11. Woke is also a punchline. The wink of an ending to an online joke making fun of the perceived worthy righteousness of woke culture. The stuff of satire, usually said aloud with accompanying gestured air quotes.

12. Woke is often the result of cultural appropriation – which is tragically ironic, given this is one of the very things the act of staying woke would be on high alert against. See woke’s journey from black political circles to white internet slang via headlines in mainstream media. Also see the Evening Standard’s “woke-ometer”, which measured people on a scale of “asleep” (Theresa May) to “woke” (JK Rowling) … and included no people of colour.

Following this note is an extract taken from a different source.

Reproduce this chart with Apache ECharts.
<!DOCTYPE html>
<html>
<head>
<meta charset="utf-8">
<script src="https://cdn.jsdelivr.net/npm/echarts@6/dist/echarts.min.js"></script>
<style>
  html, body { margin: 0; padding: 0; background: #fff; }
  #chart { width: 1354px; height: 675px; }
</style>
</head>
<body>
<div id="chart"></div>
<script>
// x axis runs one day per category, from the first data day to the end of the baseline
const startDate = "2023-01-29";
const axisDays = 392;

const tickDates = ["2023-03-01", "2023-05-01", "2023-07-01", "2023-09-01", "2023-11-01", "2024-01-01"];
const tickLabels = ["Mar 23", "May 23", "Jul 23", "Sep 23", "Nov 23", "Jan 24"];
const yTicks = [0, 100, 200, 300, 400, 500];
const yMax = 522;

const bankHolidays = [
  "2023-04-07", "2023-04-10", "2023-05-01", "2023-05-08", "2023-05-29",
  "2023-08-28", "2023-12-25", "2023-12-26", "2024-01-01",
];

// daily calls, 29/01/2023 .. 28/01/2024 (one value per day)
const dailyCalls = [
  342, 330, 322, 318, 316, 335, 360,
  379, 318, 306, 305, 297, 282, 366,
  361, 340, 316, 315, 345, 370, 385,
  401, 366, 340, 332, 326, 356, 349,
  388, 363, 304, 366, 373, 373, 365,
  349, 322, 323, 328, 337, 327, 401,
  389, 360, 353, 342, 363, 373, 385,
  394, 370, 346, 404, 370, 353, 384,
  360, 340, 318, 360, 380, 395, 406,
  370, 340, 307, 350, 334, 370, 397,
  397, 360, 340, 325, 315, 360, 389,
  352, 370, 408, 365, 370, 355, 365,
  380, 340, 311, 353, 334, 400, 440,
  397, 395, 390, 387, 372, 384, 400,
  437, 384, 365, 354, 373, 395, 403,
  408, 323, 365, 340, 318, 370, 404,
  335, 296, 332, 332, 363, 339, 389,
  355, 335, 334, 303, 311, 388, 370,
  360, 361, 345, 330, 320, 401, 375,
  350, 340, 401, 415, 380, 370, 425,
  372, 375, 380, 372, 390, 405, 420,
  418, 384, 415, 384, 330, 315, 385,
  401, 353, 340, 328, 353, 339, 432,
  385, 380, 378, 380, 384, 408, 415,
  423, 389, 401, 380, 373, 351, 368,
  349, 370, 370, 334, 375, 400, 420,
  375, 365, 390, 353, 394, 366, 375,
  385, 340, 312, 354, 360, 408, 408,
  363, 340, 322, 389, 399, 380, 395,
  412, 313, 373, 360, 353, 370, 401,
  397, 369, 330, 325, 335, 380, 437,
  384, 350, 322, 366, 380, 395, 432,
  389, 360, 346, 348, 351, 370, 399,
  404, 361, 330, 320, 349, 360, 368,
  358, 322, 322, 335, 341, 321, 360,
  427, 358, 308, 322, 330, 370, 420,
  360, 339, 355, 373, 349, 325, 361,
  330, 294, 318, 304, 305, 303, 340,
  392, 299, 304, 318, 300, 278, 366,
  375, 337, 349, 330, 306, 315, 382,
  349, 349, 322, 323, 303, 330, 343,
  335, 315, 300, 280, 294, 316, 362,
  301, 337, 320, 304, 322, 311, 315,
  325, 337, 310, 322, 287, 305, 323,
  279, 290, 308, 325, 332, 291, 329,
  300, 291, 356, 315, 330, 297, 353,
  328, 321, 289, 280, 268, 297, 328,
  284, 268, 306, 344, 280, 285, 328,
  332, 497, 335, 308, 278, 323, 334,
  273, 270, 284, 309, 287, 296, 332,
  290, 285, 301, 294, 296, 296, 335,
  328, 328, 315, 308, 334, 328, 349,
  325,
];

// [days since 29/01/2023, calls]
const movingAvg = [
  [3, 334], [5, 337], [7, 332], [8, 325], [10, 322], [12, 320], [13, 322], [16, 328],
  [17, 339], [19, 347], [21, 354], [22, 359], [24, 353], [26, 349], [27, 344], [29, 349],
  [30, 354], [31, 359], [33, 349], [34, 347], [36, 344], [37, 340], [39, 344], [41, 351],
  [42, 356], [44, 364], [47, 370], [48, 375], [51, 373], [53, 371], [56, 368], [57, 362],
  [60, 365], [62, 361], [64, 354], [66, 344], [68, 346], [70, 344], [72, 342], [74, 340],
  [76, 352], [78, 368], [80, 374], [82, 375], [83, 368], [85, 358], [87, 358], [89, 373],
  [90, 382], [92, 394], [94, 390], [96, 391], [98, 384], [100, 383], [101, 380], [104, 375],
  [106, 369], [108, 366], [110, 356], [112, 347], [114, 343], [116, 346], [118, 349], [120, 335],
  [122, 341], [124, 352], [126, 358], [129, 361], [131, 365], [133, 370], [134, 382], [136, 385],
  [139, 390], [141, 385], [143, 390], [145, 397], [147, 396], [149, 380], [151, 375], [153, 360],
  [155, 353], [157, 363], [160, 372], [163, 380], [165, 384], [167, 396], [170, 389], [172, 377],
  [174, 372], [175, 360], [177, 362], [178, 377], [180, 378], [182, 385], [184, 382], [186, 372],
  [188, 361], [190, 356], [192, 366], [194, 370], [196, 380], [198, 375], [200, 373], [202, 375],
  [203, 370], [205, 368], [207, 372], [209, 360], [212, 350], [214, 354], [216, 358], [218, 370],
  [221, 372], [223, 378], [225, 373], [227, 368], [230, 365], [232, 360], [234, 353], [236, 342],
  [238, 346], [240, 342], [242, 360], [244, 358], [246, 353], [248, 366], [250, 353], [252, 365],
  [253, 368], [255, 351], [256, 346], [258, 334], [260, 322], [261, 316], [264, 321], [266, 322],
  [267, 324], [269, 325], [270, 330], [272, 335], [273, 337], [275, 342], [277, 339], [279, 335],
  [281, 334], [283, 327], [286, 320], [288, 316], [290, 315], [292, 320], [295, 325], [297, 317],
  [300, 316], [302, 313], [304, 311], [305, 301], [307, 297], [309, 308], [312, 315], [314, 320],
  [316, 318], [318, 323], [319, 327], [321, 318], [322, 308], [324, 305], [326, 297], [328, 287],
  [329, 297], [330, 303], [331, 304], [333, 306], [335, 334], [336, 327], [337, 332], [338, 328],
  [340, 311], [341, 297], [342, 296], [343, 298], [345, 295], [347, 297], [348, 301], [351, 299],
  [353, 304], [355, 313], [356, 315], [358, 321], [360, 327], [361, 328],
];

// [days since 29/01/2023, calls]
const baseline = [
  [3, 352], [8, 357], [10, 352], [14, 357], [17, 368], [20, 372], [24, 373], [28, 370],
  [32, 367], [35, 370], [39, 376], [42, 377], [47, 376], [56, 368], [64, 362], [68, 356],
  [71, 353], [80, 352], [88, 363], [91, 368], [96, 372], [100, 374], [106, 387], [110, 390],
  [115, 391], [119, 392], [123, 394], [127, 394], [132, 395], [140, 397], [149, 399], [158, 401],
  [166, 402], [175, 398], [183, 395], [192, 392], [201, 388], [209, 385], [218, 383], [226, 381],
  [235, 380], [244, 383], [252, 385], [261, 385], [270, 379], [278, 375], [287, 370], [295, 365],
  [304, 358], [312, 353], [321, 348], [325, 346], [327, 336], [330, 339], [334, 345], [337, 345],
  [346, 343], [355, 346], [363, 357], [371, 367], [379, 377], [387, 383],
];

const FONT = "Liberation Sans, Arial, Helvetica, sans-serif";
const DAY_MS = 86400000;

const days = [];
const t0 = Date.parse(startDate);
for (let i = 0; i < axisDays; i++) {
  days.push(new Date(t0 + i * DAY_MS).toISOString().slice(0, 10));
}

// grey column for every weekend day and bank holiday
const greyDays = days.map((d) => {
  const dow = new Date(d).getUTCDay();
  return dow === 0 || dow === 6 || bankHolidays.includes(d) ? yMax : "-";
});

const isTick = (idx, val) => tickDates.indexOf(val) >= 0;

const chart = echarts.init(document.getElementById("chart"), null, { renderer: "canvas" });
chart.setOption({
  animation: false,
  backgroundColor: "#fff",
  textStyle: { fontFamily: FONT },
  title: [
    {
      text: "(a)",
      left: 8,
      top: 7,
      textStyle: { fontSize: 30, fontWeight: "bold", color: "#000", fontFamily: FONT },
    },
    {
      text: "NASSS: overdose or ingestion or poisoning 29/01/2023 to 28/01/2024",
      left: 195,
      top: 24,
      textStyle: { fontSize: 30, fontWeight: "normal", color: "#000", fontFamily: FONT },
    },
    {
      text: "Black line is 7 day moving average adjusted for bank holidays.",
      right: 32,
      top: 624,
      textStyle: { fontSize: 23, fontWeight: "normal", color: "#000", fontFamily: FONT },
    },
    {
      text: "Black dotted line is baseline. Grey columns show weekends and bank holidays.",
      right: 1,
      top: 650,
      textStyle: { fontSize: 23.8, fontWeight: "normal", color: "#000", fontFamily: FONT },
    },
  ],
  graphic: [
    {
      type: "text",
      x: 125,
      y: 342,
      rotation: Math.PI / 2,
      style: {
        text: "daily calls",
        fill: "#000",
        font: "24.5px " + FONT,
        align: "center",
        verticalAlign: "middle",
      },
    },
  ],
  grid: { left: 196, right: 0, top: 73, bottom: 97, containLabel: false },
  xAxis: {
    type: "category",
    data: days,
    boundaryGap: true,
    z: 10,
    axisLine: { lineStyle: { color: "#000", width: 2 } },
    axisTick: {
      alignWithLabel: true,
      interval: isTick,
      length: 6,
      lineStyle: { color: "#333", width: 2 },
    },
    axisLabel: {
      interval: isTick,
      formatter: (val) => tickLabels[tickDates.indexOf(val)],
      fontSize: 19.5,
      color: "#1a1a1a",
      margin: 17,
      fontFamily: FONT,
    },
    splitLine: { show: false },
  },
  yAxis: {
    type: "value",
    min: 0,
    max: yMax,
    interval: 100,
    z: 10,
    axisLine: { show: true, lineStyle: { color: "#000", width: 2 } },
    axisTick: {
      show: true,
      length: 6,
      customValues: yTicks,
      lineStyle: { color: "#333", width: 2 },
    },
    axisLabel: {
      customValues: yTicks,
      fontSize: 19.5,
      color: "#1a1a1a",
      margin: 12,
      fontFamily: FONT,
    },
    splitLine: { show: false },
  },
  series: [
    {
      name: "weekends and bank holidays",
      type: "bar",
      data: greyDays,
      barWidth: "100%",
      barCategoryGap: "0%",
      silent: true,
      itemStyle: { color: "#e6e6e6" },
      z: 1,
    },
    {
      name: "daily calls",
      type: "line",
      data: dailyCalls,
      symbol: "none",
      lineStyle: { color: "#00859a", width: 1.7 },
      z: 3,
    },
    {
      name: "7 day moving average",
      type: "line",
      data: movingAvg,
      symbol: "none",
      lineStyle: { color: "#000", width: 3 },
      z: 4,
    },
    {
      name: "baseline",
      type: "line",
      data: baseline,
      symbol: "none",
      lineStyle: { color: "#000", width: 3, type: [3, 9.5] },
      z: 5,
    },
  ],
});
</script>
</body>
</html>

13. Not only is woke a political state of mind – it has been commodified. When Nike featured Colin Kaepernick, the NFL star who protested against police brutality by refusing to stand for the national anthem during his nationally televised games, many accused the brand of woke-washing, the act of cashing in on social justice.

14. But woke is at its most powerful, and valuable, when it is lived and not mentioned. When it’s not viewed as a quality to be smug about. Martin Luther King Jr, Steve Biko and Angela Davis didn’t declare themselves activists – they didn’t have to, their actions defined them. Woke people know not to, and need not, describe themselves as woke.

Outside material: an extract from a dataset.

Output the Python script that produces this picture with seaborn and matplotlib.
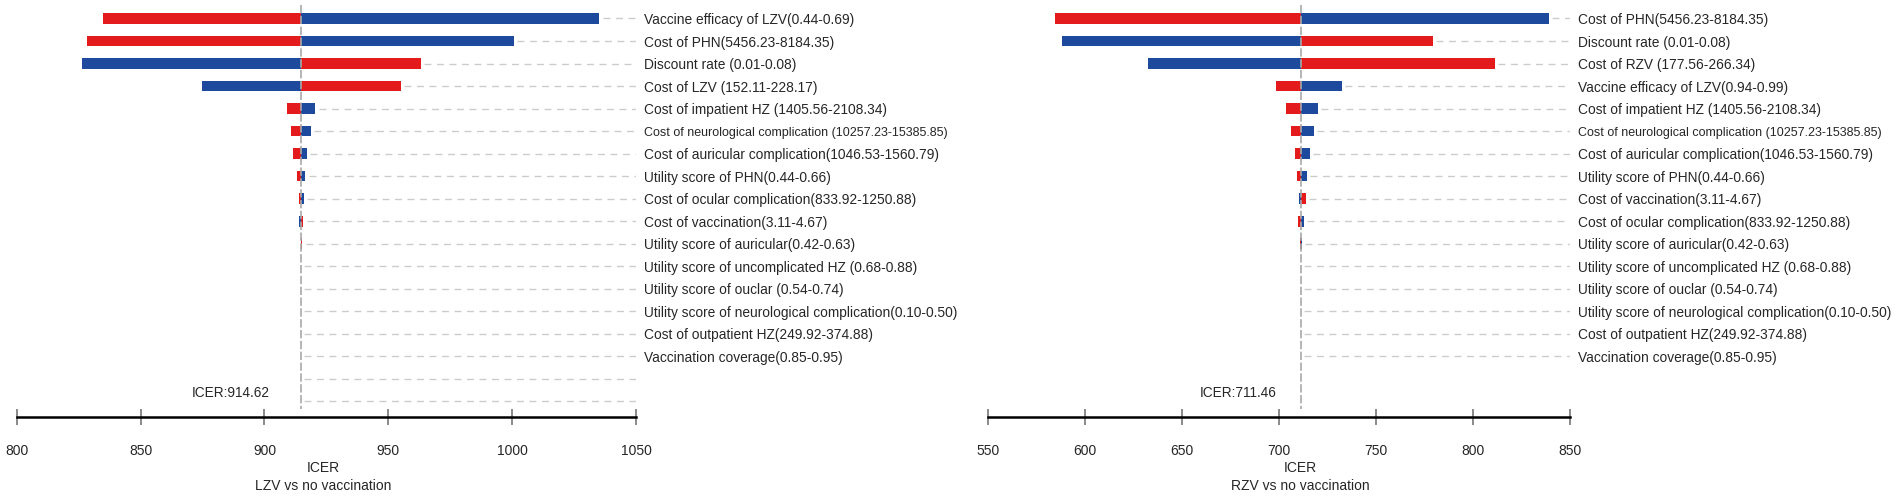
import numpy as np
import pandas as pd
import matplotlib.pyplot as plt
import seaborn as sns

sns.set_theme(style="white")
plt.rcParams['font.family'] = ['Liberation Sans', 'DejaVu Sans']

# LZV vs no vaccination
icer_lzv = 914.62
labels_lzv = [
    "Vaccine efficacy of LZV(0.44-0.69)",
    "Cost of PHN(5456.23-8184.35)",
    "Discount rate (0.01-0.08)",
    "Cost of LZV (152.11-228.17)",
    "Cost of impatient HZ (1405.56-2108.34)",
    "Cost of neurological complication (10257.23-15385.85)",
    "Cost of auricular complication(1046.53-1560.79)",
    "Utility score of PHN(0.44-0.66)",
    "Cost of ocular complication(833.92-1250.88)",
    "Cost of vaccination(3.11-4.67)",
    "Utility score of auricular(0.42-0.63)",
    "Utility score of uncomplicated HZ (0.68-0.88)",
    "Utility score of ouclar (0.54-0.74)",
    "Utility score of neurological complication(0.10-0.50)",
    "Cost of outpatient HZ(249.92-374.88)",
    "Vaccination coverage(0.85-0.95)",
]
red_lzv = [835.0, 828.5, 963.0, 955.0, 909.2, 910.6, 911.7, 913.0, 914.1, 915.6, 915.1,
           914.62, 914.62, 914.62, 914.62, 914.62]
blue_lzv = [1035.0, 1000.6, 826.4, 874.6, 920.6, 918.7, 917.0, 916.4, 915.8, 914.0, 914.62,
            914.62, 914.62, 914.62, 914.62, 914.62]

# RZV vs no vaccination
icer_rzv = 711.46
labels_rzv = [
    "Cost of PHN(5456.23-8184.35)",
    "Discount rate (0.01-0.08)",
    "Cost of RZV (177.56-266.34)",
    "Vaccine efficacy of LZV(0.94-0.99)",
    "Cost of impatient HZ (1405.56-2108.34)",
    "Cost of neurological complication (10257.23-15385.85)",
    "Cost of auricular complication(1046.53-1560.79)",
    "Utility score of PHN(0.44-0.66)",
    "Cost of vaccination(3.11-4.67)",
    "Cost of ocular complication(833.92-1250.88)",
    "Utility score of auricular(0.42-0.63)",
    "Utility score of uncomplicated HZ (0.68-0.88)",
    "Utility score of ouclar (0.54-0.74)",
    "Utility score of neurological complication(0.10-0.50)",
    "Cost of outpatient HZ(249.92-374.88)",
    "Vaccination coverage(0.85-0.95)",
]
red_rzv = [584.5, 779.4, 811.3, 698.3, 703.4, 706.3, 708.4, 709.1, 713.7, 709.6, 711.0,
           711.46, 711.46, 711.46, 711.46, 711.46]
blue_rzv = [839.1, 588.1, 632.4, 732.6, 720.1, 717.9, 715.8, 714.4, 710.3, 712.9, 711.9,
            711.46, 711.46, 711.46, 711.46, 711.46]

RED = "#e31b1c"
BLUE = "#1d4a9c"


def tornado(ax, labels, red, blue, base, xlim, xticks, title, n_extra, label_x, text_off):
    order = labels + [" " * (k + 1) for k in range(n_extra)]
    df = pd.DataFrame({"param": labels,
                       "red": np.array(red) - base,
                       "blue": np.array(blue) - base})
    for col, c in [("red", RED), ("blue", BLUE)]:
        sns.barplot(data=df, x=col, y="param", order=order, color=c, saturation=1,
                    width=0.48, errorbar=None, left=base, linewidth=0, ax=ax)

    # dashed guide lines from the end of each bar to the right edge
    ends = np.maximum(base, np.maximum(red, blue))
    ends = np.concatenate([ends, np.full(n_extra, base)])
    for i, e in enumerate(ends):
        ax.hlines(i, e + 1.5, xlim[1], colors="#cccccc", linewidth=1,
                  linestyles=(0, (5, 4)), zorder=0)
    ax.vlines(base, -0.6, 17.35, colors="#a8a8a8", linewidth=1.2,
              linestyles=(0, (5, 1.5)), zorder=3)
    ax.annotate("ICER:%.2f" % base, xy=(base, 16.65), xytext=(text_off, 0),
                textcoords="offset points", ha="right", va="center", fontsize=9.8)

    ax.set_xlim(*xlim)
    ax.set_ylim(17.7, -0.6)
    ax.set_xticks(xticks)
    ax.set_xticklabels([str(t) for t in xticks], fontsize=10)
    ax.tick_params(axis="x", direction="inout", length=11, width=1.2,
                   color="#777777", pad=14, bottom=True)
    ax.yaxis.tick_right()
    ax.tick_params(axis="y", length=0, pad=6, labelsize=9.9)
    for t in ax.get_yticklabels():
        if "neurological complication (" in t.get_text():
            t.set_fontsize(9.0)
    for s in ["top", "left", "right"]:
        ax.spines[s].set_visible(False)
    ax.spines["bottom"].set_color("black")
    ax.spines["bottom"].set_linewidth(1.8)
    ax.set_ylabel("")
    ax.set_xlabel("ICER\n" + title, fontsize=10, linespacing=1.3)
    ax.xaxis.set_label_coords(label_x, -0.108)
    ax.xaxis.label.set_va("top")


fig = plt.figure(figsize=(19.02, 4.98), dpi=100)
ax1 = fig.add_axes([0.0088, 0.1627, 0.3256, 0.8273])
ax2 = fig.add_axes([0.5196, 0.1627, 0.3058, 0.8273])

tornado(ax1, labels_lzv, red_lzv, blue_lzv, icer_lzv, (800, 1050),
        [800, 850, 900, 950, 1000, 1050], "LZV vs no vaccination", 2, 0.495, -22)
tornado(ax2, labels_rzv, red_rzv, blue_rzv, icer_rzv, (550, 850),
        [550, 600, 650, 700, 750, 800, 850], "RZV vs no vaccination", 0, 0.536, -18)

fig.savefig("out.png", dpi=100)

15. Woke has been weaponised, used in conservative media circles as an insult, often placed within quotation marks, to mean rigid, uptight and socially and politically puritanical. When the Duke and Duchess of Sussex decided to step away from their roles, the Daily Mail complained that Harry went from “fun loving bloke to the Prince of Woke”.

Dropping 'woke' into conversation is an easy way to determine where someone sits on the political spectrum

16. One must always distinguish between woke as an earnest state of mind and woke as satire. The latter almost always pokes fun at the former. The latter is also the most grating due to its smugness. Example: “Maroon is just navy red. #staywoke.”

17. Dropping the word “woke” into conversation among strangers in a social setting is a pretty easy way to determine where someone sits on the political spectrum without having to invest too much time in uncomfortable debates. Just watch for the nods, stiffened smiles or eye rolls.

18. Some have attempted to reclaim woke away from internet misuse, punchlines and clickbait in the spirit of black consciousness.

19. Wokeness is often twinned with youthful indignation and optimism. See the scores of students who took part in the People’s Vote march against Brexit in the UK last year, or the March for Our Lives against gun violence in the US the year before. Also witness the record number of young people who have entered politics in recent years, from Mhairi Black to Alexandria Ocasio-Cortez.

20. Ultimately, wokeness is rooted in love – of self, family, humanity – just as injustice is rooted in hate.

Despite its inherently pessimistic nature, woke is hopeful. To search for Badu’s beautiful world requires the belief that one is out there – or at least, capable of being made.